Na vastidão do Mato Grosso do Sul, onde a terra sangra sob o conflito entre grileiros e povos originários, há um drama invisível: o luto psíquico das famílias daqueles que roubam terras da União Federal. Sob a aparente prosperidade material, esconde-se uma geografia de angústia, onde o sujeito — individual e coletivo — enfrenta as consequências de um ato que corrói a integridade simbólica do ethos familiar. A psicanálise, ao desvelar o inconsciente, revela que a violência contra a terra indígena é também uma automutilação da alma de quem a perpetua, ecoando nas gerações como um destino cifrado.
### 1. Superego e Economia da Culpa
Freud ensina que o superego, herdeiro do complexo paterno, é o tribunal interno que julga nossos atos. Nas famílias dos grileiros, esse tribunal transforma-se em um teatro de sombras: a riqueza acumulada pela expropriação carrega consigo a assinatura de um crime não confessado. O segredo, guardado a portas fechadas, gera uma culpa difusa, não nomeada, que se infiltra nas relações como um veneno sem antídoto. As crianças, ao herdarem terras marcadas pelo sangue Guarani-Kaiowá, herdam também um fardo transgeracional — perguntas não respondidas sobre a origem da fortuna familiar tornam-se sintomas: insônias, ataques de pânico, ou um ódio inexplicável ao próprio sobrenome.

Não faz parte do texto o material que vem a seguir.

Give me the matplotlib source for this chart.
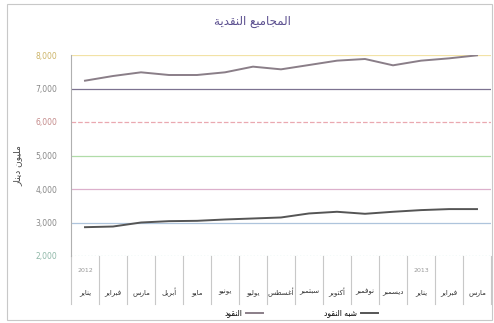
import numpy as np
import matplotlib
matplotlib.use("Agg")
import matplotlib.pyplot as plt
from matplotlib.patches import Rectangle
from matplotlib.transforms import blended_transform_factory

# contextual forms (Arabic Presentation Forms-B): first codepoint, number of forms
_AR = {'ء': (0xFE80, 1), 'آ': (0xFE81, 2), 'أ': (0xFE83, 2), 'ؤ': (0xFE85, 2),
       'إ': (0xFE87, 2), 'ئ': (0xFE89, 4), 'ا': (0xFE8D, 2), 'ب': (0xFE8F, 4),
       'ة': (0xFE93, 2), 'ت': (0xFE95, 4), 'ث': (0xFE99, 4), 'ج': (0xFE9D, 4),
       'ح': (0xFEA1, 4), 'خ': (0xFEA5, 4), 'د': (0xFEA9, 2), 'ذ': (0xFEAB, 2),
       'ر': (0xFEAD, 2), 'ز': (0xFEAF, 2), 'س': (0xFEB1, 4), 'ش': (0xFEB5, 4),
       'ص': (0xFEB9, 4), 'ض': (0xFEBD, 4), 'ط': (0xFEC1, 4), 'ظ': (0xFEC5, 4),
       'ع': (0xFEC9, 4), 'غ': (0xFECD, 4), 'ف': (0xFED1, 4), 'ق': (0xFED5, 4),
       'ك': (0xFED9, 4), 'ل': (0xFEDD, 4), 'م': (0xFEE1, 4), 'ن': (0xFEE5, 4),
       'ه': (0xFEE9, 4), 'و': (0xFEED, 2), 'ى': (0xFEEF, 2), 'ي': (0xFEF1, 4)}


def ar(text):
    """join letters and put them in visual (right-to-left) order"""
    out = []
    for i, ch in enumerate(text):
        if ch not in _AR:
            out.append(ch)
            continue
        base, n = _AR[ch]
        prev = text[i - 1] if i > 0 else ""
        nxt = text[i + 1] if i + 1 < len(text) else ""
        a = prev in _AR and _AR[prev][1] == 4 and n > 1
        b = n == 4 and nxt in _AR and _AR[nxt][1] > 1
        out.append(chr(base + (3 if a and b else 1 if a else 2 if b else 0)))
    return "".join(out[::-1])


plt.rcParams.update({"font.family": ["DejaVu Sans"], "font.size": 6})

months = ["يناير", "فبراير", "مارس", "أبريل", "مايو", "يونيو", "يوليو", "أغسطس",
          "سبتمبر", "أكتوبر", "نوفمبر", "ديسمبر", "يناير", "فبراير", "مارس"]
years = {0: "2012", 12: "2013"}
money = [7233, 7373, 7483, 7403, 7403, 7483, 7652, 7572, 7701, 7831, 7881,
         7692, 7831, 7900, 7990]
quasi = [2860, 2880, 3000, 3040, 3050, 3090, 3120, 3150, 3270, 3320, 3260,
         3320, 3370, 3400, 3400]
yticks = [2000, 3000, 4000, 5000, 6000, 7000, 8000]
grid_cols = ["#a6dcd4", "#aec4dc", "#dcb0cc", "#b0dca8", "#eaa8b0", "#7c7290", "#f2e2a6"]
grid_ls = [":", "-", "-", "-", "--", "-", "-"]
tick_cols = ["#8fb8a8", "#888888", "#888888", "#888888", "#c48a8a", "#888888", "#ccb468"]

W, H = 494, 323
fig = plt.figure(figsize=(W / 100, H / 100), dpi=100)
fig.patches.append(Rectangle((7 / W, 3 / H), 485 / W, 316 / H, transform=fig.transFigure,
                             fill=False, edgecolor="#c8c8c8", lw=0.8))
ax = fig.add_axes([71 / W, 1 - 256 / H, 420 / W, 201 / H])

x = np.arange(len(months))
ax.plot(x, money, color="#8a7e88", lw=1.4, label=ar("النقود"), zorder=3)
ax.plot(x, quasi, color="#555555", lw=1.4, label=ar("شبه النقود"), zorder=3)

ax.set_xlim(-0.5, len(months) - 0.5)
ax.set_ylim(2000, 8000)
for v, c, ls in zip(yticks, grid_cols, grid_ls):
    ax.axhline(v, color=c, lw=0.9, ls=ls, zorder=1)
ax.set_yticks(yticks)
ax.set_yticklabels([f"{v:,}" for v in yticks])
for lab, c in zip(ax.get_yticklabels(), tick_cols):
    lab.set_color(c)
ax.tick_params(axis="y", length=0, pad=10, labelsize=5.5)
ax.set_xticks([])
for s in ("top", "right", "bottom"):
    ax.spines[s].set_visible(False)
ax.spines["left"].set_color("#b0b0b0")
ax.spines["left"].set_bounds(2000, 8000)

# two-level category axis: year row over month row, cells divided by rules
tr = blended_transform_factory(ax.transData, ax.transAxes)
for i in range(len(months) + 1):
    ax.plot([i - 0.5, i - 0.5], [0, -0.24], color="#c8c8c8", lw=0.8,
            transform=tr, clip_on=False)
for i, m in enumerate(months):
    ax.text(i, -0.18, ar(m), transform=tr, ha="center", va="center",
            fontsize=5, color="#333333")
for i, y in years.items():
    ax.text(i, -0.07, y, transform=tr, ha="center", va="center",
            fontsize=4.5, color="#999999")

ax.set_ylabel(ar("مليون دينار"), fontsize=6.5, color="#444444")
ax.yaxis.set_label_coords(-0.115, 0.45)
fig.text(0.51, 1 - 22 / H, ar("المجاميع النقدية"), ha="center", va="center",
         fontsize=8.5, color="#5b4f8f")
ax.legend(loc="center", bbox_to_anchor=(0.61, 1 - 313 / H), bbox_transform=fig.transFigure,
          ncol=2, frameon=False, markerfirst=False, fontsize=5.5, handlelength=2.2,
          columnspacing=8, handletextpad=0.5)

fig.savefig("out.png", dpi=100)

### 2. Violência Reprimida e Retorno
Lacan diria que o real sempre retorna. A violência contra os corpos indígenas e a terra, embora apagada do discurso familiar, insiste em surgir nas fissuras do cotidiano: pesadelos recorrentes com incêndios florestais, ataques de ira desproporcionais, ou a compulsão por cercar propriedades inexistentes. A supressão do trauma — a consciência implícita de que a "conquista" representou um ato desumanizador — transfigura-se em comportamento inadequado. Filhos, inconscientemente, reencenam a violência dos pais: tornam-se agressores na escola, ou, paradoxalmente, desenvolvem fobias a espaços abertos, como se a terra, na vastidão, os acusasse.
### 3. Ferida Narcísica da Ilegitimidade
A posse ilegítima da terra cria uma ferida narcísica coletiva. A família constrói sua identidade sobre um mito de "pioneirismo" e "trabalho duro", mas, no íntimo, sabe que seu legado é uma ficção. Esse abismo entre o self idealizado e a verdade gera uma fratura no ego, levando a mecanismos de defesa patológicos: negação ("os índios não existiam aqui"), projeção ("o governo é o verdadeiro ladrão") ou racionalização ("é progresso"). A terra, em vez de símbolo de orgulho, torna-se um espelho que reflete a própria ilegitimidade, corroendo o sentimento de pertencimento até à raiz.
### 4. Transmissão do Vazio: Entre Silêncio e Grito
A psicanálise intergeracional de Nicolas Abraham e Maria Torok fala de "fantasmas" — segredos inenarráveis que assombram os descendentes. Nas famílias dos grileiros, o não dito sobre a origem da terra converte-se em um cripta psíquica. Adolescentes, ao descobrirem a verdade em documentos ou histórias locais, enfrentam um dilema ético: trair o clã ou calar-se, internalizando a cumplicidade. Alguns rompem o laço, exilando-se em grandes cidades; outros repetem o padrão, justificando-o como "tradição". Em ambos os casos, o vínculo familiar torna-se um campo de ruínas, onde o amor e a lealdade são contaminados pela dúvida.
### 5. Conclusão: Terra como Espelho da Alma
A cura, para a psicanálise, exige confrontar o recalcado. Para essas famílias, isso significaria reconhecer o roubo como pecado original e restituir a terra — gesto que, embora utópico, seria a única via para dissolver a culpa petrificada. Enquanto isso não ocorre, continuarão a habitar um limbo ético, onde a prosperidade material é uma armadilha dourada. A terra indígena, mais que um território, é um símbolo do Outro recusado; até que esse Outro seja reintegrado no discurso familiar, a psique coletiva permanecerá enraizada no deserto do próprio eu.
Enquanto o Mato Grosso do Sul chora as matas devastadas, as famílias dos grileiros choram, sem saber, a devastação de si mesmas. Na interseção entre ética e inconsciente, só resta uma lei: não se pode roubar a terra sem roubar, primeiro, a própria humanidade.